** Start of Supplied material **

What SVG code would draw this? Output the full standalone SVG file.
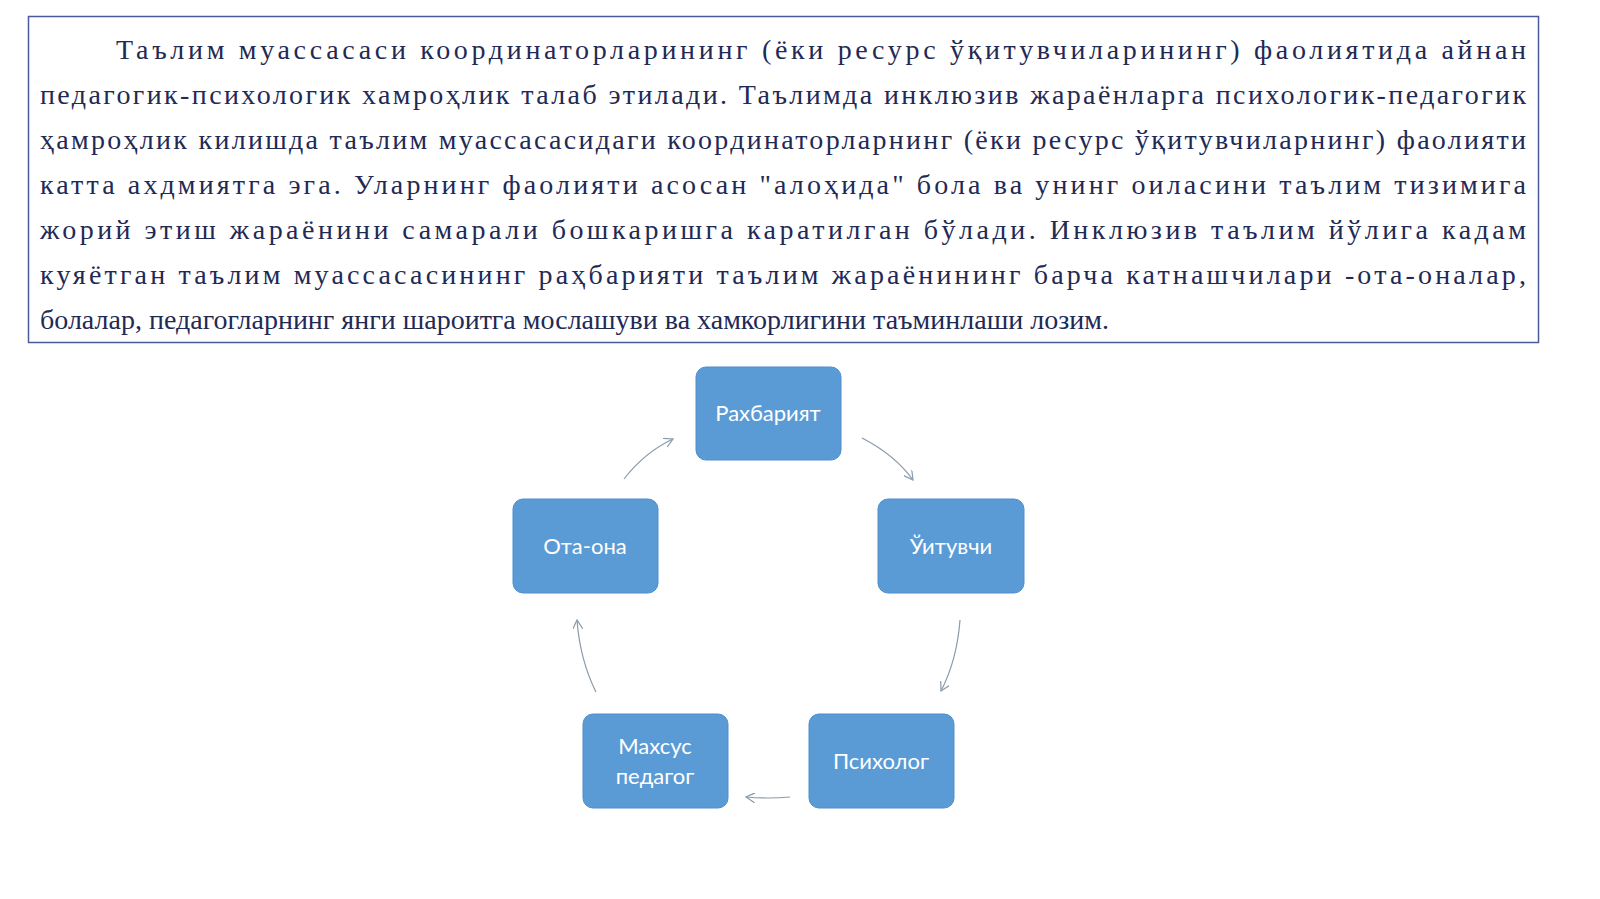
<svg xmlns="http://www.w3.org/2000/svg" width="1600" height="899" viewBox="0 0 1600 899">
<style>
.t{font-family:"Liberation Serif","Times New Roman",serif;font-size:28px;fill:#1f2a55}
.n rect{fill:#5b9bd5;stroke:#4f8fcc;stroke-width:1}
.n text{font-family:Lato,"Open Sans",sans-serif;font-size:22px;fill:#fff;text-anchor:middle}
.c path{fill:none;stroke:#8a9aab;stroke-width:1.2;marker-end:url(#a)}
</style>
<defs><marker id="a" viewBox="0 0 10 10" refX="9" refY="5" markerWidth="10" markerHeight="10" orient="auto" markerUnits="userSpaceOnUse"><path d="M0,0L9,5L0,10" fill="none" stroke="#8a9aab" stroke-width="1.2"/></marker></defs>
<rect width="1600" height="899" fill="#fff"/>
<rect x="28.500" y="16.500" width="1510" height="326" fill="none" stroke="#4a5a9a" stroke-width="1.500"/>
<g id="text">
<text class="t" x="116" y="59" textLength="1410" lengthAdjust="spacing">Таълим муассасаси координаторларининг (ёки ресурс ўқитувчиларининг) фаолиятида айнан</text>
<text class="t" x="40" y="104" textLength="1486" lengthAdjust="spacing">педагогик-психологик хамроҳлик талаб этилади. Таълимда инклюзив жараёнларга психологик-педагогик</text>
<text class="t" x="40" y="149" textLength="1486" lengthAdjust="spacing">ҳамроҳлик килишда таълим муассасасидаги координаторларнинг (ёки ресурс ўқитувчиларнинг) фаолияти</text>
<text class="t" x="40" y="194" textLength="1486" lengthAdjust="spacing">катта ахдмиятга эга. Уларнинг фаолияти асосан "алоҳида" бола ва унинг оиласини таълим тизимига</text>
<text class="t" x="40" y="239" textLength="1486" lengthAdjust="spacing">жорий этиш жараёнини самарали бошкаришга каратилган бўлади. Инклюзив таълим йўлига кадам</text>
<text class="t" x="40" y="284" textLength="1486" lengthAdjust="spacing">куяётган таълим муассасасининг раҳбарияти таълим жараёнининг барча катнашчилари -ота-оналар,</text>
<text class="t" x="40" y="329">болалар, педагогларнинг янги шароитга мослашуви ва хамкорлигини таъминлаши лозим.</text>
</g>
<g id="n1" class="n"><rect x="696" y="367" width="145" height="93" rx="10"/><text x="768" y="421">Рахбарият</text></g>
<g id="n2" class="n"><rect x="878" y="499" width="146" height="94" rx="10"/><text x="951" y="554">Ўитувчи</text></g>
<g id="n3" class="n"><rect x="809" y="714" width="145" height="94" rx="10"/><text x="881" y="769">Психолог</text></g>
<g id="n4" class="n"><rect x="583" y="714" width="145" height="94" rx="10"/><text x="655" y="754">Махсус</text><text x="655" y="784">педагог</text></g>
<g id="n5" class="n"><rect x="513" y="499" width="145" height="94" rx="10"/><text x="585" y="554">Ота-она</text></g>
<g id="connectors" class="c">
<path d="M862,438 Q895,455 913,480"/>
<path d="M960,620 Q957,660 941,691"/>
<path d="M790,797 Q768,799 746,797"/>
<path d="M596,692 Q580,660 577,620"/>
<path d="M624,479 Q645,452 673,439"/>
</g>
</svg>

** End of Supplied material **

• [Work instructions]: From the material above, copy everything exactly but the pictures.

• [Problem solution]:
What SVG code would draw this? Output the full standalone SVG file.
<svg xmlns="http://www.w3.org/2000/svg" width="1600" height="899" viewBox="0 0 1600 899">
<style>
.t{font-family:"Liberation Serif","Times New Roman",serif;font-size:28px;fill:#1f2a55}
.n rect{fill:#5b9bd5;stroke:#4f8fcc;stroke-width:1}
.n text{font-family:Lato,"Open Sans",sans-serif;font-size:22px;fill:#fff;text-anchor:middle}
.c path{fill:none;stroke:#8a9aab;stroke-width:1.2;marker-end:url(#a)}
</style>
<defs><marker id="a" viewBox="0 0 10 10" refX="9" refY="5" markerWidth="10" markerHeight="10" orient="auto" markerUnits="userSpaceOnUse"><path d="M0,0L9,5L0,10" fill="none" stroke="#8a9aab" stroke-width="1.2"/></marker></defs>
<rect width="1600" height="899" fill="#fff"/>
<rect x="28.500" y="16.500" width="1510" height="326" fill="none" stroke="#4a5a9a" stroke-width="1.500"/>
<g id="text">
<text class="t" x="116" y="59" textLength="1410" lengthAdjust="spacing">Таълим муассасаси координаторларининг (ёки ресурс ўқитувчиларининг) фаолиятида айнан</text>
<text class="t" x="40" y="104" textLength="1486" lengthAdjust="spacing">педагогик-психологик хамроҳлик талаб этилади. Таълимда инклюзив жараёнларга психологик-педагогик</text>
<text class="t" x="40" y="149" textLength="1486" lengthAdjust="spacing">ҳамроҳлик килишда таълим муассасасидаги координаторларнинг (ёки ресурс ўқитувчиларнинг) фаолияти</text>
<text class="t" x="40" y="194" textLength="1486" lengthAdjust="spacing">катта ахдмиятга эга. Уларнинг фаолияти асосан "алоҳида" бола ва унинг оиласини таълим тизимига</text>
<text class="t" x="40" y="239" textLength="1486" lengthAdjust="spacing">жорий этиш жараёнини самарали бошкаришга каратилган бўлади. Инклюзив таълим йўлига кадам</text>
<text class="t" x="40" y="284" textLength="1486" lengthAdjust="spacing">куяётган таълим муассасасининг раҳбарияти таълим жараёнининг барча катнашчилари -ота-оналар,</text>
<text class="t" x="40" y="329">болалар, педагогларнинг янги шароитга мослашуви ва хамкорлигини таъминлаши лозим.</text>
</g>
<g id="n1" class="n"><rect x="696" y="367" width="145" height="93" rx="10"/><text x="768" y="421">Рахбарият</text></g>
<g id="n2" class="n"><rect x="878" y="499" width="146" height="94" rx="10"/><text x="951" y="554">Ўитувчи</text></g>
<g id="n3" class="n"><rect x="809" y="714" width="145" height="94" rx="10"/><text x="881" y="769">Психолог</text></g>
<g id="n4" class="n"><rect x="583" y="714" width="145" height="94" rx="10"/><text x="655" y="754">Махсус</text><text x="655" y="784">педагог</text></g>
<g id="n5" class="n"><rect x="513" y="499" width="145" height="94" rx="10"/><text x="585" y="554">Ота-она</text></g>
<g id="connectors" class="c">
<path d="M862,438 Q895,455 913,480"/>
<path d="M960,620 Q957,660 941,691"/>
<path d="M790,797 Q768,799 746,797"/>
<path d="M596,692 Q580,660 577,620"/>
<path d="M624,479 Q645,452 673,439"/>
</g>
</svg>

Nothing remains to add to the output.